Simultaneously, governments may experience a decline in tax revenues due to reduced economic activity in affected areas. Sales tax collections decrease as consumer spending shifts, and property tax revenues can decline if property values fall or properties become uninhabitable. Income tax revenues may also be affected by job losses and business closures. To finance these increased expenditures and offset revenue shortfalls, governments may resort to borrowing, issuing municipal bonds, or seeking additional federal appropriations, which can increase public debt and strain fiscal balances.
Businesses that are damaged, destroyed, or face severe operational disruptions often reduce their workforce or close entirely, resulting in immediate job losses. These layoffs can contribute to a sharp increase in unemployment rates in affected regions, as individuals lose their primary source of income. For example, a manufacturing plant rendered inoperable by flooding may lay off hundreds of workers indefinitely.
Workforce displacement is another common consequence, as individuals and families may be forced to relocate due to uninhabitable homes or a lack of local employment opportunities. This migration can lead to labor shortages in some areas and an oversupply of labor in others, creating imbalances in regional job markets. Displaced workers may also face challenges in finding new employment, particularly if their skills do not align with available jobs in new locations or if the recovery process is slow.

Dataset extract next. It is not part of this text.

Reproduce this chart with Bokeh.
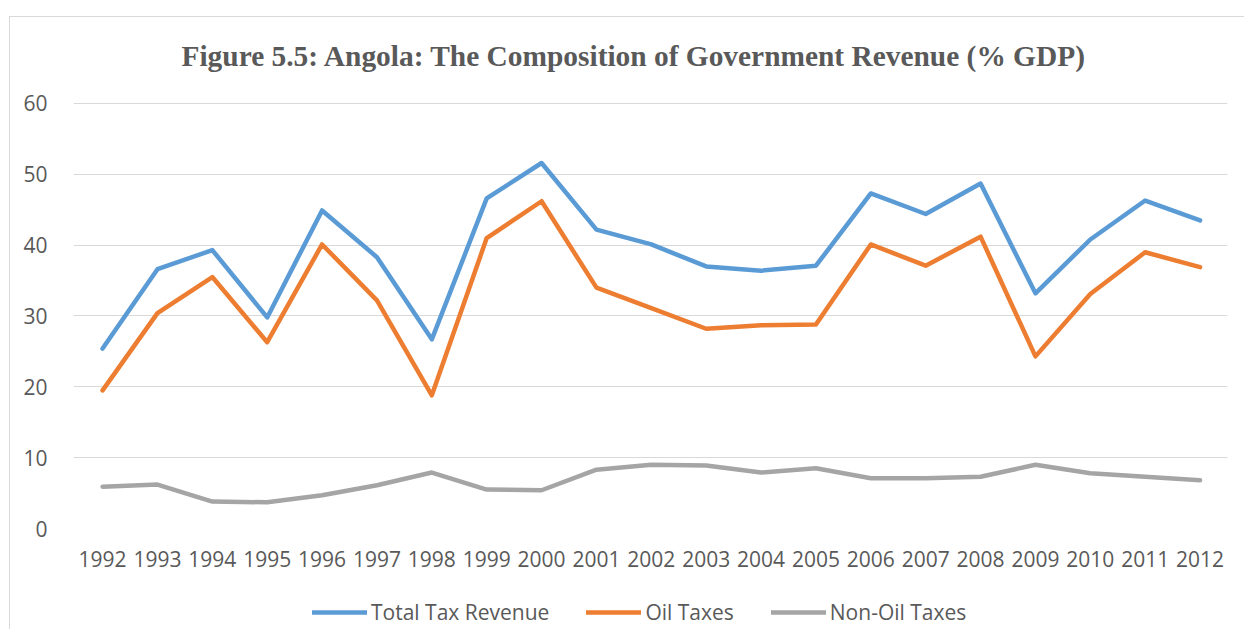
from bokeh.plotting import figure
from bokeh.layouts import column
from bokeh.models import FixedTicker, Legend, LegendItem, ColumnDataSource, Range1d, Title
from bokeh.embed import file_html
from bokeh.resources import INLINE

years = list(range(1992, 2013))
total_tax = [25.4, 36.6, 39.3, 29.8, 44.9, 38.3, 26.7, 46.6, 51.6, 42.2, 40.1,
             37.0, 36.4, 37.1, 47.3, 44.4, 48.7, 33.2, 40.8, 46.3, 43.5]
oil_taxes = [19.5, 30.4, 35.5, 26.3, 40.1, 32.2, 18.8, 41.0, 46.2, 34.0, 31.1,
             28.2, 28.7, 28.8, 40.1, 37.1, 41.2, 24.3, 33.1, 39.0, 36.9]
non_oil_taxes = [5.9, 6.2, 3.8, 3.7, 4.7, 6.1, 7.9, 5.5, 5.4, 8.3, 9.0,
                 8.9, 7.9, 8.5, 7.1, 7.1, 7.3, 9.0, 7.8, 7.3, 6.8]
y_ticks = [0, 10, 20, 30, 40, 50, 60]
series_names = ["Total Tax Revenue", "Oil Taxes", "Non-Oil Taxes"]
series_colors = ["#5B9BD5", "#ED7D31", "#A5A5A5"]
title_text = "Figure 5.5: Angola: The Composition of Government Revenue (% GDP)"

src = ColumnDataSource(dict(year=years, total=total_tax, oil=oil_taxes, nonoil=non_oil_taxes))
cols = ["total", "oil", "nonoil"]

p = figure(width=1234, height=562, x_range=(1991.47, 2012.5), y_range=(0, 60.14),
           output_backend="svg", toolbar_location=None, title=None,
           min_border_left=63, min_border_right=17, min_border_top=85, min_border_bottom=51)
p.outline_line_color = None
p.background_fill_color = "white"
p.border_fill_color = "white"

# blank spacer between frame and title, then the title itself
p.add_layout(Title(text=" ", text_font_size="24px", standoff=0), "above")
p.add_layout(Title(text=title_text, align="left", offset=108, standoff=4,
                   text_font="Liberation Serif", text_font_style="bold",
                   text_font_size="29.4px", text_color="#595959"), "above")

p.xgrid.grid_line_color = None
p.ygrid.grid_line_color = "#D9D9D9"
p.ygrid.grid_line_width = 1
p.ygrid.ticker = FixedTicker(ticks=y_ticks)

for ax in (p.xaxis, p.yaxis):
    ax.axis_line_color = None
    ax.major_tick_line_color = None
    ax.minor_tick_line_color = None
    ax.major_label_text_font = "Open Sans"
    ax.major_label_text_font_size = "21px"
    ax.major_label_text_color = "#595959"
p.xaxis.ticker = FixedTicker(ticks=years)
p.yaxis.ticker = FixedTicker(ticks=y_ticks)
p.xaxis.major_label_standoff = 16
p.yaxis.major_label_standoff = 20

for c, col in zip(cols, series_colors):
    p.line("year", c, source=src, line_color=col, line_width=4.5,
           line_cap="round", line_join="round")

# legend strip below the chart (its lines sit outside its visible range)
lg = figure(width=1234, height=50, x_range=Range1d(1991.47, 2012.5), y_range=Range1d(100, 101),
            output_backend="svg", toolbar_location=None,
            x_axis_location=None, y_axis_location=None,
            min_border_left=0, min_border_right=0, min_border_top=0, min_border_bottom=0)
lg.grid.grid_line_color = None
lg.outline_line_color = None
lg.border_fill_color = "white"
items = []
for n, c, col in zip(series_names, cols, series_colors):
    r = lg.line("year", c, source=src, line_color=col, line_width=4.5, line_cap="round")
    items.append(LegendItem(label=n, renderers=[r]))
legend = Legend(items=items, orientation="horizontal", location=(239, 3),
                glyph_width=55, glyph_height=20, label_standoff=4, spacing=37,
                padding=0, margin=0, border_line_color=None, background_fill_alpha=0,
                label_text_font="Open Sans", label_text_font_size="21px",
                label_text_color="#595959")
lg.add_layout(legend, "center")

layout = column(p, lg, spacing=0,
                styles={"border-left": "1px solid #d9d9d9", "border-top": "1px solid #d9d9d9",
                        "margin-left": "9px", "margin-top": "16px"})
open("out.html", "w").write(file_html(layout, INLINE))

Despite overall job losses, natural events can also create temporary shifts in labor demand, particularly during the recovery and reconstruction phases. There is often an increased need for workers in specific sectors such as construction, demolition, and emergency services. These roles may offer temporary employment opportunities, but they typically do not fully offset the broader job losses or address the long-term unemployment challenges faced by displaced workers from other industries.